◆ Exercise prompt ◆
Emit a verbatim copy of the lines below from the line with "Rebuild this chart" through the line with "import pandas as pd", excluding pictures and everything outside that range.

================

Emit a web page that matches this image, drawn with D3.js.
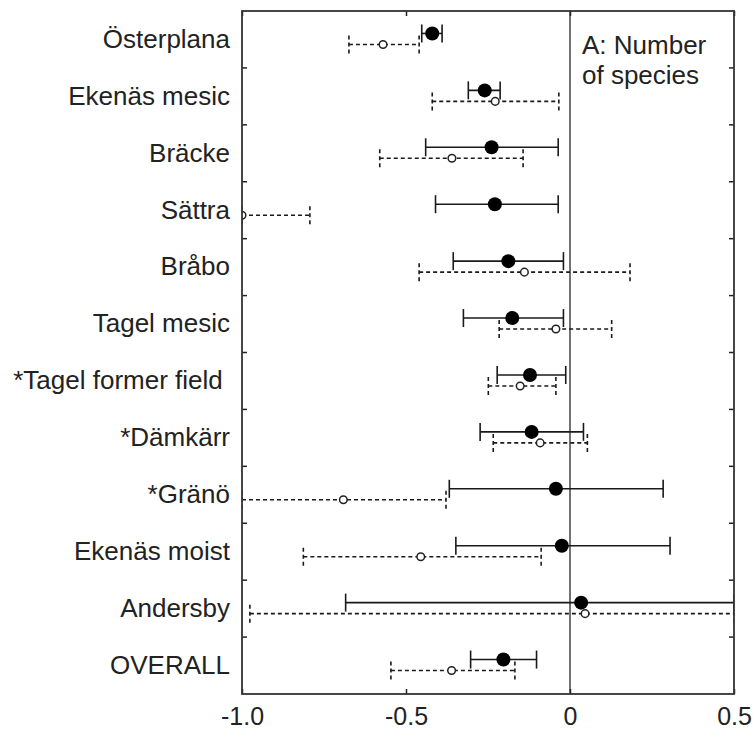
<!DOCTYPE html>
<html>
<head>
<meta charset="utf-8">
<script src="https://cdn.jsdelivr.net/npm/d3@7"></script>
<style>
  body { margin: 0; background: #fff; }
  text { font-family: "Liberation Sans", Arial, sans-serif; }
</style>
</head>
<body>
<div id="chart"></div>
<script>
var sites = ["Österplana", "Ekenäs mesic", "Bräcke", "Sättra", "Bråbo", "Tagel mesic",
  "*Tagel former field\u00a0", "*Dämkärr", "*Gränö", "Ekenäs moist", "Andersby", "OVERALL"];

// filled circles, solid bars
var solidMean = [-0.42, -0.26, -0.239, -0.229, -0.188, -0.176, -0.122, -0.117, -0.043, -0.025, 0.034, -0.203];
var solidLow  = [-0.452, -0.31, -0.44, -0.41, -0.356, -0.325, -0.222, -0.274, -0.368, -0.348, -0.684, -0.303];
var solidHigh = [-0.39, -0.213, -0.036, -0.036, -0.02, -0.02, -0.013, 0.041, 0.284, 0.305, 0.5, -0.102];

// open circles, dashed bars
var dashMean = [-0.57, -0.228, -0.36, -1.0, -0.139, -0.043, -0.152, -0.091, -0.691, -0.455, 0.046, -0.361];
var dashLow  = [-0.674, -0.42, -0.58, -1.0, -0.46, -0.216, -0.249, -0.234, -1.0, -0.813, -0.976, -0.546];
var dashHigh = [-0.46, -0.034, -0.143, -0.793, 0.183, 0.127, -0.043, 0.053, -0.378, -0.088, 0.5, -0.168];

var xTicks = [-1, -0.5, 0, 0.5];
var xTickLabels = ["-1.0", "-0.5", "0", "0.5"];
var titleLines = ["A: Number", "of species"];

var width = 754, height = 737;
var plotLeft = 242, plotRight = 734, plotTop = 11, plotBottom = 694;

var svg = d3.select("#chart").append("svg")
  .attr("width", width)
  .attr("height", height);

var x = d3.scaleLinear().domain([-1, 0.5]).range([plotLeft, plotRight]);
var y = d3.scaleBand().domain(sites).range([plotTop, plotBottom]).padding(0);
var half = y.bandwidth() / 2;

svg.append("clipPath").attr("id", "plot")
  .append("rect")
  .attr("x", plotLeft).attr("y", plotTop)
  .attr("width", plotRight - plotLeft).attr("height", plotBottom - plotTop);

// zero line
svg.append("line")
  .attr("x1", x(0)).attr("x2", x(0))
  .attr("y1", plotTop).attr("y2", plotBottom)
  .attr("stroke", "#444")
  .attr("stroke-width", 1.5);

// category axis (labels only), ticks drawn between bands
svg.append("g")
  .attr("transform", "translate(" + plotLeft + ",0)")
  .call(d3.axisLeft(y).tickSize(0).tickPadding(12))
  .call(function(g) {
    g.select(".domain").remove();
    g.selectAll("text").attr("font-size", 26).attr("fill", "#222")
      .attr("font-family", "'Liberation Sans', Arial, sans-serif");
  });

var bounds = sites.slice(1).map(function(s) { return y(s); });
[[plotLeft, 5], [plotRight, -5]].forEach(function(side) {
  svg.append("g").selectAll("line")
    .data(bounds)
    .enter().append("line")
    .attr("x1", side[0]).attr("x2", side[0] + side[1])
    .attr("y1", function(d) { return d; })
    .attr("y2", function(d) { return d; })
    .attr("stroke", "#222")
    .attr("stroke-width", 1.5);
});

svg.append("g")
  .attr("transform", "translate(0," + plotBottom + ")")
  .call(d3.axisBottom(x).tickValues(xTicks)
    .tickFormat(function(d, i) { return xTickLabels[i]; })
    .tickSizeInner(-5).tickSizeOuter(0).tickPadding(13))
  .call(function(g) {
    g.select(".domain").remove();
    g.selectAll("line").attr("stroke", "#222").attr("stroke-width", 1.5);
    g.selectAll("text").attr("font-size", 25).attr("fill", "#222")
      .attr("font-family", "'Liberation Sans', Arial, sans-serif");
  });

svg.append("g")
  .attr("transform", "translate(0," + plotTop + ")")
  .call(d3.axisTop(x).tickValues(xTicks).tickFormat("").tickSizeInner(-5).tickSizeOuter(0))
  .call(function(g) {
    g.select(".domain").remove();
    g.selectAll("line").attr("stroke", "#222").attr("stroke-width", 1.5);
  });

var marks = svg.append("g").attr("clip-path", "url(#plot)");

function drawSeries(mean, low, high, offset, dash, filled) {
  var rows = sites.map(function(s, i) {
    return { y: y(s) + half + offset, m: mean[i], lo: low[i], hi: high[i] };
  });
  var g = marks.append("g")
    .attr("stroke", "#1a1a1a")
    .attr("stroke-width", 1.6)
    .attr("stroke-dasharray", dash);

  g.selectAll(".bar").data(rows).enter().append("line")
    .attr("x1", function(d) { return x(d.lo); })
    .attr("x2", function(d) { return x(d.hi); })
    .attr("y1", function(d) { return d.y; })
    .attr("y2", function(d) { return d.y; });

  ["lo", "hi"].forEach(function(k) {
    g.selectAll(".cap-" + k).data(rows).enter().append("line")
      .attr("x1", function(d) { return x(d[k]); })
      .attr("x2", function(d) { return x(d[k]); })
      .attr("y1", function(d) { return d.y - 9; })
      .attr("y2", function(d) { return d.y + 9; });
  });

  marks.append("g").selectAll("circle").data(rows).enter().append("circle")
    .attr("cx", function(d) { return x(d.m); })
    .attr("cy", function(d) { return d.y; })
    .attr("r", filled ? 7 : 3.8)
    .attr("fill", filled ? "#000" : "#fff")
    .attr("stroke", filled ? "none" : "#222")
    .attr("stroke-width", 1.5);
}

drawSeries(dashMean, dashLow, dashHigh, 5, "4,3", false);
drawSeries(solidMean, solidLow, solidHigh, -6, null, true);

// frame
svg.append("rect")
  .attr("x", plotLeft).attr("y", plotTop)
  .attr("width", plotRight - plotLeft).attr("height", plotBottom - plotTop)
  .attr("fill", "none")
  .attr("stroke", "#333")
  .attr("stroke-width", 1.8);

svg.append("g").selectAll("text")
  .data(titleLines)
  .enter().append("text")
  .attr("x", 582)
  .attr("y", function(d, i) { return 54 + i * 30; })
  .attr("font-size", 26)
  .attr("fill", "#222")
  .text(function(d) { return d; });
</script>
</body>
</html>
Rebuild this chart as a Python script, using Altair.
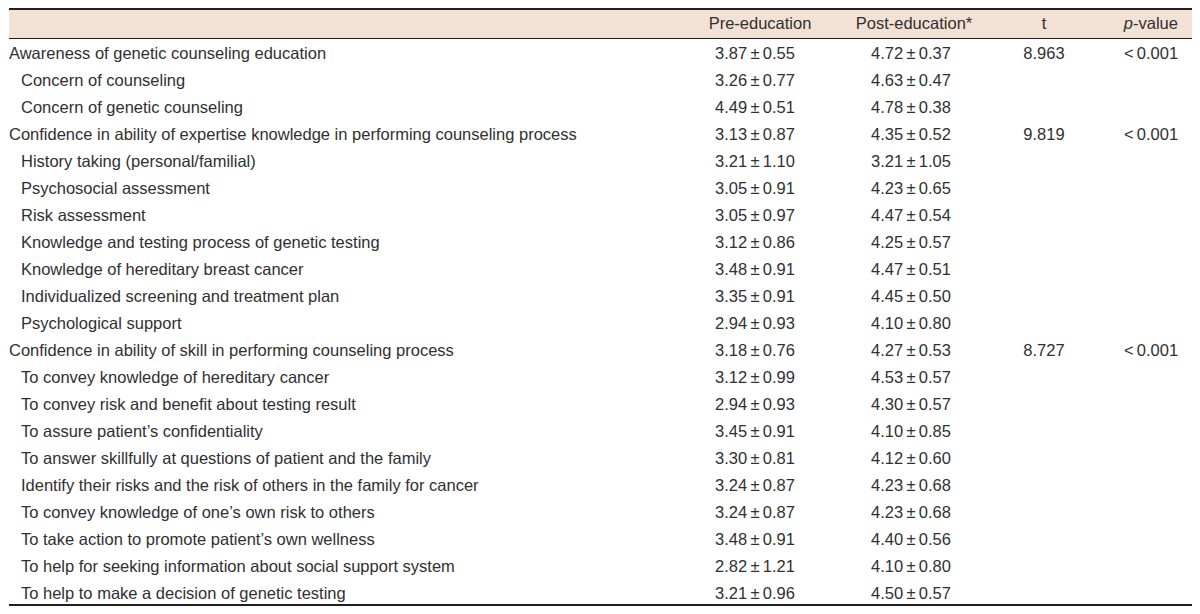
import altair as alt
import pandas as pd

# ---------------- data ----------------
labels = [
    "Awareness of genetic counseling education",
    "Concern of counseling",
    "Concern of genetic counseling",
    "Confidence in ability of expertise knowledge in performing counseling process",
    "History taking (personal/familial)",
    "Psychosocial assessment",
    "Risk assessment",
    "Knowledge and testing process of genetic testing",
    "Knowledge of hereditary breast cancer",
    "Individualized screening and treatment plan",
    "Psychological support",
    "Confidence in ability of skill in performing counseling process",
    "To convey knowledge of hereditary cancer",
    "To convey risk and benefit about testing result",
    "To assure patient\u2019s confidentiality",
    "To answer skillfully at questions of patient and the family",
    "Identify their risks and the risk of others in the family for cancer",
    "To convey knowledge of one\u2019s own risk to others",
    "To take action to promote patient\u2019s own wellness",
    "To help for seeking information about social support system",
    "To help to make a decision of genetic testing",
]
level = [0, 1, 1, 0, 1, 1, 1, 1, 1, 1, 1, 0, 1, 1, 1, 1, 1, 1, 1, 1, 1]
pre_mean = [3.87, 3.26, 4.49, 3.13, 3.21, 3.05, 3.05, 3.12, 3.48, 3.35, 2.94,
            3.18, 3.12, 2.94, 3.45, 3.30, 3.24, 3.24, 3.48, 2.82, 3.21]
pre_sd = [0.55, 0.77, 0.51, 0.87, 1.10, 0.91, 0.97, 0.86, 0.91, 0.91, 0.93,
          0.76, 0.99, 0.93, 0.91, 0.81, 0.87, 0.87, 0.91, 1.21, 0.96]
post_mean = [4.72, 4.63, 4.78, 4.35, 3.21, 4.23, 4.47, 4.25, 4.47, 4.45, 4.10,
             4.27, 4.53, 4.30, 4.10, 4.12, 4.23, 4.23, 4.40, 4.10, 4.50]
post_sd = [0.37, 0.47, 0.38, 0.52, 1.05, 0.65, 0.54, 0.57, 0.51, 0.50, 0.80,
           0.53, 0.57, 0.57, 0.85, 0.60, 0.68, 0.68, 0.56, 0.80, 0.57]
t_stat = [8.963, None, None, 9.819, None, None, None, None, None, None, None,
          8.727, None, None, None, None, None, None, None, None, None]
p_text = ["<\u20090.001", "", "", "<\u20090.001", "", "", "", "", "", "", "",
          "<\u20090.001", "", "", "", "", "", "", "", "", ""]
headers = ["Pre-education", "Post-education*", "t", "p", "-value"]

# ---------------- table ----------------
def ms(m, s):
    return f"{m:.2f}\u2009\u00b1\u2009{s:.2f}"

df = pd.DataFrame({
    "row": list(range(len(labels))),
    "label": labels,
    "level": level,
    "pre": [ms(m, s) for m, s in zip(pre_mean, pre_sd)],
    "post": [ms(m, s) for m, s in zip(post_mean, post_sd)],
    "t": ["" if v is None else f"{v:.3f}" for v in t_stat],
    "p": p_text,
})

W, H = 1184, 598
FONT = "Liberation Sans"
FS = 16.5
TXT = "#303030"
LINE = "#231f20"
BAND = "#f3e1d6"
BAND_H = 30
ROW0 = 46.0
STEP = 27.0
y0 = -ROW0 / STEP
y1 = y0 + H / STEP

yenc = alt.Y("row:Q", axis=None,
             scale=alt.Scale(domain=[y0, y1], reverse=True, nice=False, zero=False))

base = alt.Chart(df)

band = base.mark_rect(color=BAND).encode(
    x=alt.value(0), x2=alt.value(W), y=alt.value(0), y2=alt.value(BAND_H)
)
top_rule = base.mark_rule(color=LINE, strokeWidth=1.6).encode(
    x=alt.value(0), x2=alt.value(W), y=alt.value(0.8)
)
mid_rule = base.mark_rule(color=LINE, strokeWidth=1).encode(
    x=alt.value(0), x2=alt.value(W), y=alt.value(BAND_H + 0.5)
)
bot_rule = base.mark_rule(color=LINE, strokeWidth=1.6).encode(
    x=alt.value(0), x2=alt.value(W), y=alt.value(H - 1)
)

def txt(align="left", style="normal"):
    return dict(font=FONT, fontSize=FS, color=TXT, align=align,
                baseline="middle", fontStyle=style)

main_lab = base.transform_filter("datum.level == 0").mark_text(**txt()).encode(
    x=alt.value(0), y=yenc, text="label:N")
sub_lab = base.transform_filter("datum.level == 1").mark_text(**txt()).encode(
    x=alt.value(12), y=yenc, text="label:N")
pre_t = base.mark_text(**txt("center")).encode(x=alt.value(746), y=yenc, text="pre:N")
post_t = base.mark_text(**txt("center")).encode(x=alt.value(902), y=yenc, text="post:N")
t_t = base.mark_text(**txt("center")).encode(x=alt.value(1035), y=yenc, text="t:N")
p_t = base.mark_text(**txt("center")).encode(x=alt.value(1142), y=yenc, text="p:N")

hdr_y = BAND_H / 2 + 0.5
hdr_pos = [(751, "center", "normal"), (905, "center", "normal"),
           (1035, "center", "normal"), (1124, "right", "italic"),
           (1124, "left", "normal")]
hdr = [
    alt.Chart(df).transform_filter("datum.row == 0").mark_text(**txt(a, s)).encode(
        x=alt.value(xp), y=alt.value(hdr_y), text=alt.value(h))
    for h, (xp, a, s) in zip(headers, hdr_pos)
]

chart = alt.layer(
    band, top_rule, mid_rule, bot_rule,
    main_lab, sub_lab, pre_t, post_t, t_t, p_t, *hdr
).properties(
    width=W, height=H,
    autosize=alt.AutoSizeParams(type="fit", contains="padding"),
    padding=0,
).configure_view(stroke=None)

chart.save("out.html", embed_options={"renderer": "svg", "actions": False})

================

◆ Response to the task ◆
Rebuild this chart as a Python script, using Altair.
import altair as alt
import pandas as pd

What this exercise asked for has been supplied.